The film has been on DVD before, but never so beautifully mastered—I don’t remember the colors looking so alive, and I know that the images have never looked so perfectly etched out of the landscape. I watched the Blu-ray for this review and the it is a stunning disc, so clear and strong, as close to the theatrical experience I could hope to have at home.
The commentary by Wim Wenders is low key and reflective, like he’s narrating his own journey back through the film in remembrances sparked by observations, and he also offers commentary on the 23 minutes of deleted scenes, which are cut together like an alternate narrative—the story between the beats of the film—set to Ry Cooder’s score.

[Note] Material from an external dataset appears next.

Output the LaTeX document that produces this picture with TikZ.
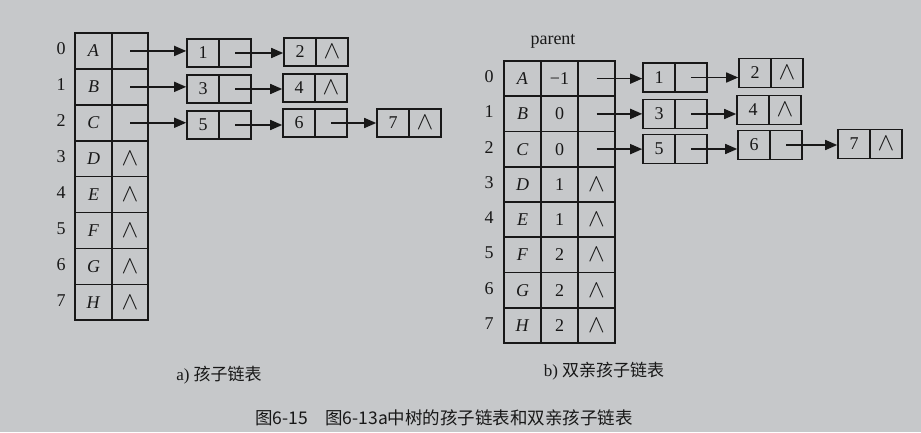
\documentclass[tikz,border=0pt]{standalone}
\usepackage{fontspec}
\usepackage{graphicx}
\setmainfont{Liberation Serif}
\newfontfamily\cjk{Noto Sans CJK SC}
\usetikzlibrary{arrows.meta}
\definecolor{paper}{RGB}{198,200,202}
\definecolor{ink}{RGB}{24,24,24}
\newcommand{\nil}{\scalebox{1.45}{$\wedge$}}
\tikzset{
  base/.style={draw=ink, line width=1.6pt, inner sep=0pt, text=ink, font=\fontsize{18}{18}\selectfont},
  acell/.style={base, minimum width=36.5pt, minimum height=35.9pt},
  bcell/.style={base, minimum width=37pt, minimum height=35.25pt},
  lcella/.style={base, minimum width=32pt, minimum height=28pt},
  lcellb/.style={base, minimum width=32pt, minimum height=29pt},
  idx/.style={text=ink, font=\fontsize{18}{18}\selectfont},
  arr/.style={draw=ink, line width=1.6pt, -{Triangle[length=12pt,width=10pt]}},
}
% \lbx{style}{name}{left x}{y}{value}{pointer content}
\newcommand{\lbx}[6]{%
  \node[#1] (#2d) at (#3+16,#4) {#5};
  \node[#1] (#2p) at (#3+48,#4) {#6};
}
\begin{document}
\begin{tikzpicture}[x=1pt,y=-1pt]
\fill[paper] (0,0) rectangle (921,432);
\useasboundingbox (0,0) rectangle (921,432);

% ---------- a) table ----------
\foreach \i/\L/\P in {0/A/,1/B/,2/C/,3/D/\nil,4/E/\nil,5/F/\nil,6/G/\nil,7/H/\nil}{
  \pgfmathsetmacro{\yy}{33+35.9*(\i+0.5)}
  \node[acell] (aD\i) at (93.5,\yy) {\textit{\L}};
  \node[acell] (aP\i) at (130,\yy) {\P};
  \node[idx] (aI\i) at (61,\yy-2) {\i};
}
\lbx{lcella}{a1}{187}{53}{1}{}
\lbx{lcella}{a2}{284}{52}{2}{\nil}
\lbx{lcella}{a3}{187}{89}{3}{}
\lbx{lcella}{a4}{283}{88}{4}{\nil}
\lbx{lcella}{a5}{187}{125}{5}{}
\lbx{lcella}{a6}{283}{123}{6}{}
\lbx{lcella}{a7}{377}{123}{7}{\nil}

\draw[arr] (aP0.center) -- (aP0.center -| a1d.west);
\draw[arr] (a1p.center) -- (a1p.center -| a2d.west);
\draw[arr] (aP1.center) -- (aP1.center -| a3d.west);
\draw[arr] (a3p.center) -- (a3p.center -| a4d.west);
\draw[arr] (aP2.center) -- (aP2.center -| a5d.west);
\draw[arr] (a5p.center) -- (a5p.center -| a6d.west);
\draw[arr] (a6p.center) -- (a6p.center -| a7d.west);

% ---------- b) table ----------
\node[idx] (parent) at (553,41) {parent};
\foreach \i/\L/\N/\P in {0/A/{−1}/,1/B/0/,2/C/0/,3/D/1/\nil,4/E/1/\nil,5/F/2/\nil,6/G/2/\nil,7/H/2/\nil}{
  \pgfmathsetmacro{\yy}{61+35.25*(\i+0.5)}
  \node[bcell] (bD\i) at (522.5,\yy) {\textit{\L}};
  \node[bcell] (bN\i) at (559.5,\yy) {\N};
  \node[bcell] (bP\i) at (596.5,\yy) {\P};
  \node[idx] (bI\i) at (489,\yy-2) {\i};
}
\lbx{lcellb}{b1}{643}{77.5}{1}{}
\lbx{lcellb}{b2}{739}{73}{2}{\nil}
\lbx{lcellb}{b3}{643}{114}{3}{}
\lbx{lcellb}{b4}{737}{110}{4}{\nil}
\lbx{lcellb}{b5}{643}{149}{5}{}
\lbx{lcellb}{b6}{738}{145}{6}{}
\lbx{lcellb}{b7}{838}{144}{7}{\nil}

\draw[arr] (bP0.center) -- (bP0.center -| b1d.west);
\draw[arr] (b1p.center) -- (b1p.center -| b2d.west);
\draw[arr] (bP1.center) -- (bP1.center -| b3d.west);
\draw[arr] (b3p.center) -- (b3p.center -| b4d.west);
\draw[arr] (bP2.center) -- (bP2.center -| b5d.west);
\draw[arr] (b5p.center) -- (b5p.center -| b6d.west);
\draw[arr] (b6p.center) -- (b6p.center -| b7d.west);

% ---------- captions ----------
\node[idx, font=\fontsize{17}{17}\selectfont] (capa) at (219,375) {a) {\cjk 孩子链表}};
\node[idx, font=\fontsize{17}{17}\selectfont] (capb) at (604,371) {b) {\cjk 双亲孩子链表}};
\node[idx, font=\fontsize{17.5}{17.5}\selectfont\cjk] (cap) at (444,418) {图6-15\quad 图6-13a中树的孩子链表和双亲孩子链表};
\end{tikzpicture}
\end{document}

Both were available on the earlier Fox DVD release (now out of print), but the Criterion edition supplements them with essential additional archival material: a substantial excerpt from the 1990 documentary “Motion and Emotion,” an archival interview with Wenders from German TV, new video interviews with his assistant director Claire Denis and production assistant Allison Anders (now both accomplished directors in their own right), seven minutes of super-8 footage shot for the home movies sequence and an (audio only) alternate version of Harry Dean Stanton’s monologue from the third act among the supplements. Two discs on DVD and one on Blu-ray, both with a booklet featuring an original essay, interviews, stills and other remembrances. And Criterion continues its practice of pricing the DVD and Blu-ray the same, so sale pricing aside, it won’t cost you any more to go high-def.